# PROVIDED DATA start
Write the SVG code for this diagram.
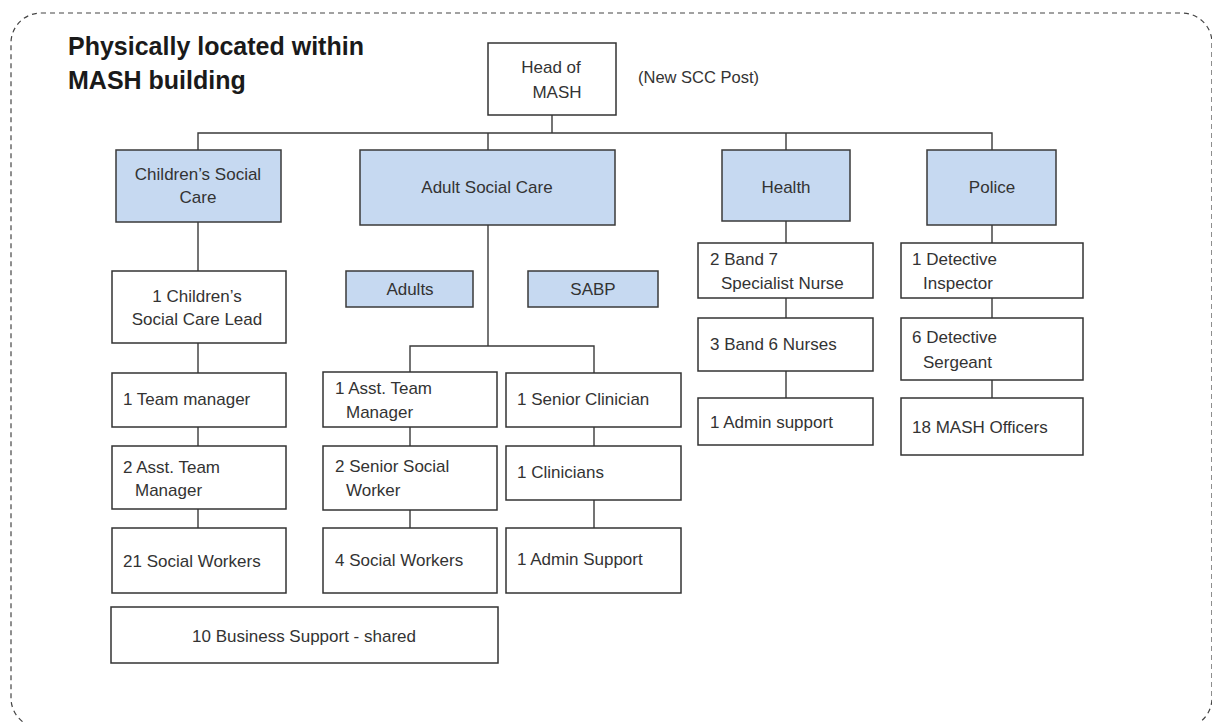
<svg xmlns="http://www.w3.org/2000/svg" width="1212" height="722" viewBox="0 0 1212 722">
  <style>
    .frame { fill: none; stroke: #444; stroke-width: 1.2; stroke-dasharray: 5 4; }
    .box { fill: #ffffff; stroke: #333; stroke-width: 1.5; }
    .hdr { fill: #c6d9f1; stroke: #3a3a3a; stroke-width: 1.5; }
    .t { font-family: "Liberation Sans", Arial, sans-serif; font-size: 17px; fill: #333; }
    .c { text-anchor: middle; }
    .title { font-family: "Liberation Sans", Arial, sans-serif; font-size: 25px; font-weight: bold; fill: #1a1a1a; }
    .note { font-family: "Liberation Sans", Arial, sans-serif; font-size: 16.5px; fill: #333; }
    .conn { fill: none; stroke: #3a3a3a; stroke-width: 1.4; }
  </style>
  <rect width="1212" height="722" fill="#ffffff"/>
  <rect class="frame" x="11" y="13" width="1201" height="715" rx="30" ry="30"/>
  <g id="title">
    <text class="title" x="68" y="55">Physically located within</text>
    <text class="title" x="68" y="89">MASH building</text>
  </g>
  <text class="note" x="638" y="83">(New SCC Post)</text>

  <g id="connectors">
    <path class="conn" d="M552,115 V133" stroke-width="2.2"/>
    <path class="conn" d="M198,150 V133 H992 V150"/>
    <path class="conn" d="M488,133 V150 M786,133 V150"/>
    <path class="conn" d="M198,222 V271 M198,343 V373 M198,427 V446 M198,509 V528"/>
    <path class="conn" d="M488,225 V346"/>
    <path class="conn" d="M410,372 V346 H594 V373"/>
    <path class="conn" d="M410,427 V446 M410,510 V528"/>
    <path class="conn" d="M594,427 V446 M594,500 V528"/>
    <path class="conn" d="M786,221 V243 M786,298 V318 M786,371 V398"/>
    <path class="conn" d="M992,225 V243 M992,298 V318 M992,380 V398"/>
  </g>

  <g id="head">
    <rect class="box" x="488" y="43" width="128" height="72"/>
    <text class="t c" x="551" y="73">Head of</text>
    <text class="t c" x="557" y="98">MASH</text>
  </g>

  <g id="csc">
    <rect class="hdr" x="116" y="150" width="165" height="72"/>
    <text class="t c" x="198" y="180">Children’s Social</text>
    <text class="t c" x="198" y="203">Care</text>
  </g>
  <g id="asc">
    <rect class="hdr" x="360" y="150" width="255" height="75"/>
    <text class="t c" x="487" y="193">Adult Social Care</text>
  </g>
  <g id="health">
    <rect class="hdr" x="722" y="150" width="128" height="71"/>
    <text class="t c" x="786" y="193">Health</text>
  </g>
  <g id="police">
    <rect class="hdr" x="927" y="150" width="129" height="75"/>
    <text class="t c" x="992" y="193">Police</text>
  </g>

  <g id="csc-lead">
    <rect class="box" x="112" y="271" width="174" height="72"/>
    <text class="t c" x="197" y="302">1 Children’s</text>
    <text class="t c" x="197" y="325">Social Care Lead</text>
  </g>
  <g id="team-manager">
    <rect class="box" x="112" y="373" width="174" height="54"/>
    <text class="t" x="123" y="405">1 Team manager</text>
  </g>
  <g id="asst-tm-2">
    <rect class="box" x="112" y="446" width="174" height="63"/>
    <text class="t" x="123" y="473">2 Asst. Team</text>
    <text class="t" x="135" y="496">Manager</text>
  </g>
  <g id="sw-21">
    <rect class="box" x="112" y="528" width="174" height="65"/>
    <text class="t" x="123" y="567">21 Social Workers</text>
  </g>
  <g id="business-support">
    <rect class="box" x="111" y="607" width="387" height="56"/>
    <text class="t c" x="304" y="642">10 Business Support - shared</text>
  </g>

  <g id="adults">
    <rect class="hdr" x="346" y="271" width="127" height="36"/>
    <text class="t c" x="410" y="295">Adults</text>
  </g>
  <g id="sabp">
    <rect class="hdr" x="528" y="271" width="130" height="36"/>
    <text class="t c" x="593" y="295">SABP</text>
  </g>

  <g id="asst-tm-1">
    <rect class="box" x="323" y="372" width="174" height="55"/>
    <text class="t" x="335" y="394">1 Asst. Team</text>
    <text class="t" x="346" y="418">Manager</text>
  </g>
  <g id="senior-sw">
    <rect class="box" x="323" y="446" width="174" height="64"/>
    <text class="t" x="335" y="472">2 Senior Social</text>
    <text class="t" x="346" y="496">Worker</text>
  </g>
  <g id="sw-4">
    <rect class="box" x="323" y="528" width="174" height="65"/>
    <text class="t" x="335" y="566">4 Social Workers</text>
  </g>

  <g id="senior-clinician">
    <rect class="box" x="506" y="373" width="175" height="54"/>
    <text class="t" x="517" y="405">1 Senior Clinician</text>
  </g>
  <g id="clinicians">
    <rect class="box" x="506" y="446" width="175" height="54"/>
    <text class="t" x="517" y="478">1 Clinicians</text>
  </g>
  <g id="admin-support-asc">
    <rect class="box" x="506" y="528" width="175" height="65"/>
    <text class="t" x="517" y="565">1 Admin Support</text>
  </g>

  <g id="band7">
    <rect class="box" x="698" y="243" width="175" height="55"/>
    <text class="t" x="710" y="265">2 Band 7</text>
    <text class="t" x="721" y="289">Specialist Nurse</text>
  </g>
  <g id="band6">
    <rect class="box" x="698" y="318" width="175" height="53"/>
    <text class="t" x="710" y="350">3 Band 6 Nurses</text>
  </g>
  <g id="admin-support-health">
    <rect class="box" x="698" y="398" width="175" height="47"/>
    <text class="t" x="710" y="428">1 Admin support</text>
  </g>

  <g id="det-inspector">
    <rect class="box" x="901" y="243" width="182" height="55"/>
    <text class="t" x="912" y="265">1 Detective</text>
    <text class="t" x="923" y="289">Inspector</text>
  </g>
  <g id="det-sergeant">
    <rect class="box" x="901" y="318" width="182" height="62"/>
    <text class="t" x="912" y="343">6 Detective</text>
    <text class="t" x="923" y="368">Sergeant</text>
  </g>
  <g id="mash-officers">
    <rect class="box" x="901" y="398" width="182" height="57"/>
    <text class="t" x="912" y="433">18 MASH Officers</text>
  </g>
</svg>
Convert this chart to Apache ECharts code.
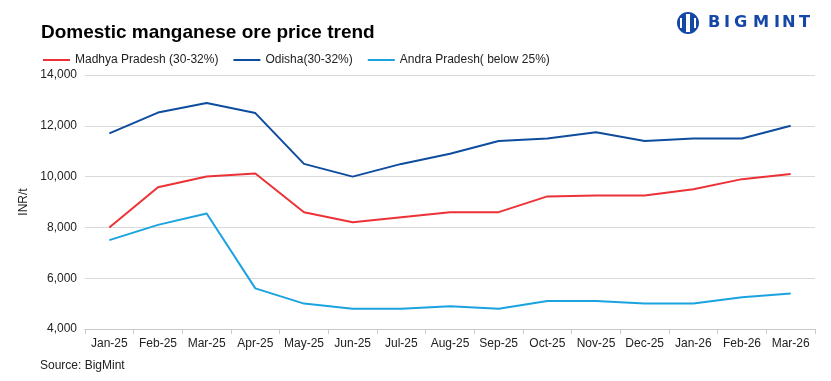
<!DOCTYPE html>
<html><head><meta charset="utf-8">
<script src="https://cdn.jsdelivr.net/npm/echarts@6/dist/echarts.min.js"></script>
<style>html,body{margin:0;padding:0;background:#fff}#c{width:831px;height:381px}</style>
</head><body><div id="c"></div>
<script>
const categories = ['Jan-25','Feb-25','Mar-25','Apr-25','May-25','Jun-25','Jul-25','Aug-25','Sep-25','Oct-25','Nov-25','Dec-25','Jan-26','Feb-26','Mar-26'];
const madhyaPradesh = [8000,9580,10000,10120,8600,8200,8400,8600,8600,9220,9260,9260,9500,9900,10100];
const odisha = [11700,12520,12900,12500,10500,10000,10500,10900,11400,11500,11750,11400,11500,11500,12000];
const andhraPradesh = [7500,8100,8550,5600,5000,4800,4800,4900,4800,5100,5100,5000,5000,5250,5400];
const yTicks = {min:4000,max:14000,interval:2000};

const chart = echarts.init(document.getElementById('c'));
const font = 'Liberation Sans, Arial, sans-serif';
const logoX = [708,724,734,753,774,782,799];
const logoLetters = 'BIGMINT'.split('').map((ch,i)=>({
  type:'text',x:logoX[i],y:16,scaleX:1.08,
  style:{text:ch,font:'bold 15px DejaVu Sans, sans-serif',fill:'#1447A8'}
}));
chart.setOption({
  animation:false,
  title:{text:'Domestic manganese ore price trend',left:36,top:18,textStyle:{fontFamily:font,fontSize:19,fontWeight:'bold',color:'#000'}},
  legend:{left:38,top:49,itemWidth:27,itemHeight:2,itemGap:15,icon:'rect',
    textStyle:{fontFamily:font,fontSize:12,color:'#222'},
    data:['Madhya Pradesh (30-32%)','Odisha(30-32%)','Andra Pradesh( below 25%)']},
  grid:{left:85,right:16,top:75,bottom:52},
  xAxis:{type:'category',data:categories,boundaryGap:true,
    axisLine:{lineStyle:{color:'#c8c8c8'}},
    axisTick:{show:true,length:5,lineStyle:{color:'#c8c8c8'}},
    axisLabel:{fontFamily:font,fontSize:12,color:'#222',margin:9,interval:0}},
  yAxis:{type:'value',min:yTicks.min,max:yTicks.max,interval:yTicks.interval,
    name:'INR/t',nameLocation:'middle',nameGap:55,nameRotate:90,
    nameTextStyle:{fontFamily:font,fontSize:12,color:'#222'},
    axisLabel:{fontFamily:font,fontSize:12,color:'#222',margin:8,formatter:v=>v.toLocaleString('en-US')},
    axisLine:{show:false},axisTick:{show:false},
    splitLine:{lineStyle:{color:'#d9d9d9',width:1}}},
  series:[
    {name:'Madhya Pradesh (30-32%)',type:'line',data:madhyaPradesh,symbol:'none',lineStyle:{color:'#EC3237',width:2},itemStyle:{color:'#EC3237'}},
    {name:'Odisha(30-32%)',type:'line',data:odisha,symbol:'none',lineStyle:{color:'#0E4C9E',width:2},itemStyle:{color:'#0E4C9E'}},
    {name:'Andra Pradesh( below 25%)',type:'line',data:andhraPradesh,symbol:'none',lineStyle:{color:'#1BA3E0',width:2},itemStyle:{color:'#1BA3E0'}}
  ],
  graphic:[
    {type:'text',left:40,top:360,style:{text:'Source: BigMint',font:'12px '+font,fill:'#222'}},
    {type:'circle',shape:{cx:688,cy:23,r:11},style:{fill:'#1447A8'}},
    {type:'rect',shape:{x:686,y:14,width:4,height:18},style:{fill:'#fff'}},
    {type:'rect',shape:{x:680,y:18,width:2,height:10},style:{fill:'#fff'}},
    {type:'rect',shape:{x:694,y:18,width:2,height:10},style:{fill:'#fff'}}
  ].concat(logoLetters)
});
</script></body></html>
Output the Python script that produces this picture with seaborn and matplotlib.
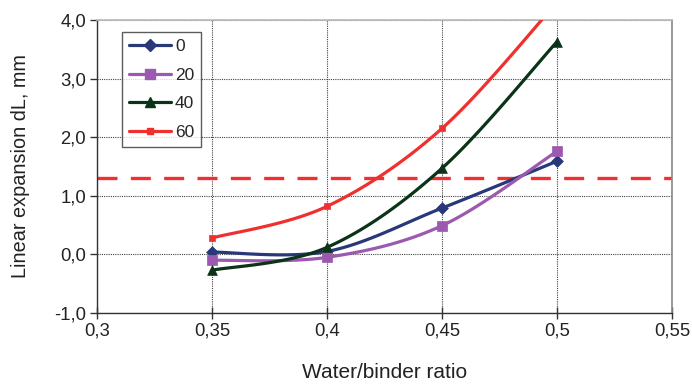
import numpy as np
import pandas as pd
import matplotlib
matplotlib.use("Agg")
import matplotlib.pyplot as plt
import seaborn as sns
from matplotlib.ticker import FuncFormatter, MultipleLocator

# ---- data ----
wb_ratio = [0.35, 0.40, 0.45, 0.50]
series_names = ["0", "20", "40", "60"]
vals_0 = [0.04, 0.05, 0.79, 1.59]
vals_20 = [-0.10, -0.05, 0.49, 1.76]
vals_40 = [-0.27, 0.12, 1.47, 3.63]
vals_60 = [0.28, 0.82, 2.15, 4.30]
limit_value = 1.3

colors = ["#283878", "#9B59B0", "#0B3318", "#F0302F"]
markers = ["D", "s", "^", "s"]
msizes = [6, 7, 7, 4.5]

sns.set_theme(style="white")
plt.rcParams["font.family"] = ["Liberation Sans", "DejaVu Sans"]

def smooth(x, y, n=40):
    # Catmull-Rom smoothing (like spreadsheet "smoothed line")
    x = np.asarray(x, float); y = np.asarray(y, float)
    px = np.concatenate([[x[0]], x, [x[-1]]])
    py = np.concatenate([[y[0]], y, [y[-1]]])
    xs, ys = [], []
    for i in range(1, len(px) - 2):
        t = np.linspace(0, 1, n)
        h00 = 2*t**3 - 3*t**2 + 1
        h10 = t**3 - 2*t**2 + t
        h01 = -2*t**3 + 3*t**2
        h11 = t**3 - t**2
        mx1 = (px[i+1] - px[i-1]) / 2; mx2 = (px[i+2] - px[i]) / 2
        my1 = (py[i+1] - py[i-1]) / 2; my2 = (py[i+2] - py[i]) / 2
        xs.append(h00*px[i] + h10*mx1 + h01*px[i+1] + h11*mx2)
        ys.append(h00*py[i] + h10*my1 + h01*py[i+1] + h11*my2)
    return np.concatenate(xs), np.concatenate(ys)

fig = plt.figure(figsize=(6.92, 3.85), dpi=100)
ax = fig.add_axes([97/692, 1 - 313/385, (672 - 97)/692, (313 - 20)/385])

all_vals = [vals_0, vals_20, vals_40, vals_60]
for name, v, c, m, ms in zip(series_names, all_vals, colors, markers, msizes):
    sx, sy = smooth(wb_ratio, v)
    curve = pd.DataFrame({"x": sx, "y": sy})
    sns.lineplot(data=curve, x="x", y="y", ax=ax, color=c, lw=2.3,
                 sort=False, estimator=None, zorder=3)
    pts = pd.DataFrame({"x": wb_ratio, "y": v})
    sns.scatterplot(data=pts, x="x", y="y", ax=ax, color=c, marker=m,
                    s=ms**2, edgecolor=c, linewidth=0.5, zorder=4)
    ax.plot([], [], color=c, marker=m, ms=ms, lw=2.3, label=name)

ax.axhline(limit_value, color="#EE3030", lw=2.4, ls=(0, (6, 4)), zorder=2)

ax.set_xlim(0.3, 0.55)
ax.set_ylim(-1.0, 4.0)
ax.xaxis.set_major_locator(MultipleLocator(0.05))
ax.yaxis.set_major_locator(MultipleLocator(1.0))

def fx(v, pos):
    s = f"{v:.2f}".rstrip("0")
    if s.endswith("."):
        s += "0"
    return s.replace(".", ",")

ax.xaxis.set_major_formatter(FuncFormatter(fx))
ax.yaxis.set_major_formatter(FuncFormatter(lambda v, p: f"{v:.1f}".replace(".", ",")))

ax.grid(True, color="#444444", ls=(0, (1, 1)), lw=0.8)
ax.set_axisbelow(True)
for side in ["left", "bottom"]:
    ax.spines[side].set_color("#333333")
    ax.spines[side].set_linewidth(1.0)
ax.spines["top"].set_color("#BBBBBB")
ax.spines["right"].set_color("#888888")
ax.spines["right"].set_linewidth(1.2)
ax.tick_params(axis="x", direction="inout", length=8, width=1, color="#333333",
               labelsize=13.3, labelcolor="#222222", bottom=True, pad=3)
ax.tick_params(axis="y", direction="out", length=5, width=1, color="#333333",
               labelsize=13.3, labelcolor="#222222", left=True, pad=3)

ax.set_xlabel("Water/binder ratio", fontsize=15, color="#222222", labelpad=17)
ax.set_ylabel("Linear expansion dL, mm", fontsize=14.3, color="#222222", labelpad=17)

leg = ax.legend(loc="upper left", bbox_to_anchor=((122 - 97)/575, 1 - (32 - 20)/293),
                frameon=True, fancybox=False, fontsize=12.5, handlelength=2.4,
                handletextpad=0.25, labelspacing=0.78, borderpad=0.4,
                edgecolor="#333333", borderaxespad=0)
leg.get_frame().set_linewidth(1.0)

fig.savefig("out.png", dpi=100, facecolor="white")
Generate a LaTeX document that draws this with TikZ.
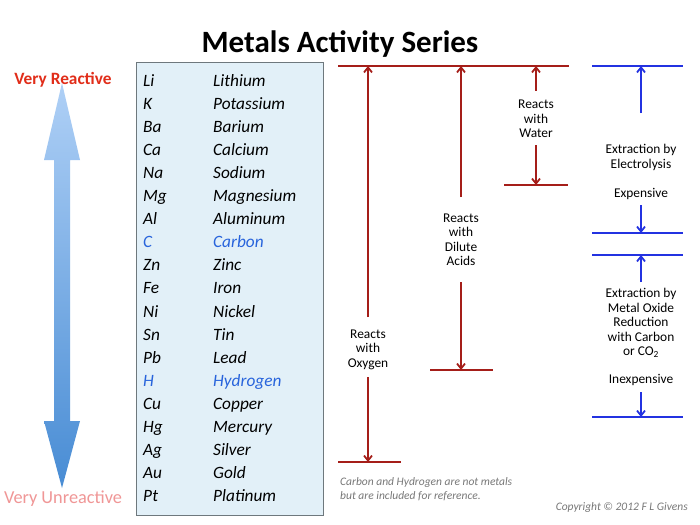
\documentclass[tikz,border=0pt]{standalone}
\usepackage{fontspec}
\setmainfont{Carlito}
\usetikzlibrary{arrows.meta}
\definecolor{dred}{RGB}{165,30,25}
\definecolor{dblue}{RGB}{35,50,225}
\definecolor{hired}{RGB}{225,45,25}
\definecolor{pinkc}{RGB}{240,150,150}
\definecolor{boxfill}{RGB}{226,240,248}
\definecolor{boxline}{RGB}{110,120,125}
\definecolor{elblue}{RGB}{40,100,220}
\definecolor{notegray}{RGB}{120,120,120}
\begin{document}
\begin{tikzpicture}[x=1pt,y=-1pt,
  elem/.style={font=\fontsize{17.3}{20}\selectfont\itshape,anchor=base west,inner sep=0pt},
  lab/.style={font=\fontsize{13.4}{14.5}\selectfont,align=center,inner sep=0pt},
  rline/.style={draw=dred,line width=1.8pt},
  bline/.style={draw=dblue,line width=1.8pt},
  rarr/.style={rline,-{Straight Barb[length=5pt,width=8pt]}},
  barr/.style={bline,-{Straight Barb[length=5pt,width=8pt]}},
  note/.style={font=\fontsize{11.5}{13.5}\selectfont\itshape,text=notegray,inner sep=0pt}]
\useasboundingbox[fill=white] (0,0) rectangle (700,524);
% title
\node[font=\fontsize{31}{34}\selectfont\bfseries,inner sep=0pt] (title) at (340,44) {Metals Activity Series};
% left side
\node[font=\fontsize{17.3}{19}\selectfont\bfseries,text=hired,inner sep=0pt] (vr) at (63,80) {Very Reactive};
\node[font=\fontsize{18.3}{20}\selectfont,text=pinkc,inner sep=0pt] (vu) at (63,499) {Very Unreactive};
\shade[top color={rgb,255:red,175;green,208;blue,246},bottom color={rgb,255:red,72;green,140;blue,212}]
  (62,83) -- (80,160) -- (70,160) -- (70,421) -- (80,421) -- (62,488) -- (44,421) -- (54,421) -- (54,160) -- (44,160) -- cycle;
% box
\draw[fill=boxfill,draw=boxline,line width=0.8pt] (136,62) rectangle (323,515);
\foreach \s/\n/\c [count=\i from 0] in {Li/Lithium/black,K/Potassium/black,Ba/Barium/black,Ca/Calcium/black,Na/Sodium/black,Mg/Magnesium/black,Al/Aluminum/black,C/Carbon/elblue,Zn/Zinc/black,Fe/Iron/black,Ni/Nickel/black,Sn/Tin/black,Pb/Lead/black,H/Hydrogen/elblue,Cu/Copper/black,Hg/Mercury/black,Ag/Silver/black,Au/Gold/black,Pt/Platinum/black}{
  \node[elem,text=\c] (s\i) at (143,86.5+23.05*\i) {\s};
  \node[elem,text=\c] (n\i) at (213,86.5+23.05*\i) {\n};
}
% red reactions
\coordinate (rt1) at (338,66); \coordinate (rt2) at (569,66);
\draw[rline] (rt1) -- (rt2);
% oxygen
\node[lab] (oxy) at (368,349.5) {Reacts\\with\\Oxygen};
\coordinate (oxyT) at (368,66); \coordinate (oxyB) at (368,462);
\draw[rarr] (368,317) -- (oxyT);
\draw[rarr] (368,377) -- (oxyB);
\coordinate (ob1) at (338,462); \coordinate (ob2) at (401,462);
\draw[rline] (ob1) -- (ob2);
% dilute acids
\node[lab] (acid) at (461,239.5) {Reacts\\with\\Dilute\\Acids};
\coordinate (acT) at (461,66); \coordinate (acB) at (461,370);
\draw[rarr] (461,197) -- (acT);
\draw[rarr] (461,282) -- (acB);
\coordinate (ab1) at (430,370); \coordinate (ab2) at (493,370);
\draw[rline] (ab1) -- (ab2);
% water
\node[lab] (wat) at (536,119) {Reacts\\with\\Water};
\coordinate (wT) at (536,66); \coordinate (wB) at (536,185);
\draw[rarr] (536,91) -- (wT);
\draw[rarr] (536,145) -- (wB);
\coordinate (wb1) at (504,185); \coordinate (wb2) at (568,185);
\draw[rline] (wb1) -- (wb2);
% blue extraction
\coordinate (b1a) at (592,66); \coordinate (b1b) at (683,66);
\draw[bline] (b1a) -- (b1b);
\node[lab] (elec) at (641,157.5) {Extraction by\\Electrolysis};
\node[lab] (exp) at (641,194) {Expensive};
\coordinate (eT) at (641,66); \coordinate (eB) at (641,233);
\draw[barr] (641,113) -- (eT);
\draw[barr] (641,205) -- (eB);
\coordinate (b2a) at (592,233); \coordinate (b2b) at (683,233);
\draw[bline] (b2a) -- (b2b);
\coordinate (b3a) at (592,255); \coordinate (b3b) at (683,255);
\draw[bline] (b3a) -- (b3b);
\node[lab] (red) at (641,323) {Extraction by\\Metal Oxide\\Reduction\\with Carbon\\or CO\textsubscript{2}};
\node[lab] (inexp) at (641,380) {Inexpensive};
\coordinate (rT) at (641,255); \coordinate (rB) at (641,417);
\draw[barr] (641,282) -- (rT);
\draw[barr] (641,392) -- (rB);
\coordinate (b4a) at (592,417); \coordinate (b4b) at (683,417);
\draw[bline] (b4a) -- (b4b);
% notes
\node[note,anchor=west,align=left] (nt) at (340,489) {Carbon and Hydrogen are not metals\\but are included for reference.};
\node[note,anchor=east] (copy) at (688,507) {Copyright © 2012 F L Givens};
\end{tikzpicture}
\end{document}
# PROVIDED DATA end
**EXERCISE INSTRUCTIONS**
Your task is to reproduce only the lines from the one with "Output the Python" through the one with "msizes = [6, 7, 7, 4.5]", keeping both ends. Skip every picture.

**ANSWER TO THIS PROBLEM**
Output the Python script that produces this picture with seaborn and matplotlib.
import numpy as np
import pandas as pd
import matplotlib
matplotlib.use("Agg")
import matplotlib.pyplot as plt
import seaborn as sns
from matplotlib.ticker import FuncFormatter, MultipleLocator

# ---- data ----
wb_ratio = [0.35, 0.40, 0.45, 0.50]
series_names = ["0", "20", "40", "60"]
vals_0 = [0.04, 0.05, 0.79, 1.59]
vals_20 = [-0.10, -0.05, 0.49, 1.76]
vals_40 = [-0.27, 0.12, 1.47, 3.63]
vals_60 = [0.28, 0.82, 2.15, 4.30]
limit_value = 1.3

colors = ["#283878", "#9B59B0", "#0B3318", "#F0302F"]
markers = ["D", "s", "^", "s"]
msizes = [6, 7, 7, 4.5]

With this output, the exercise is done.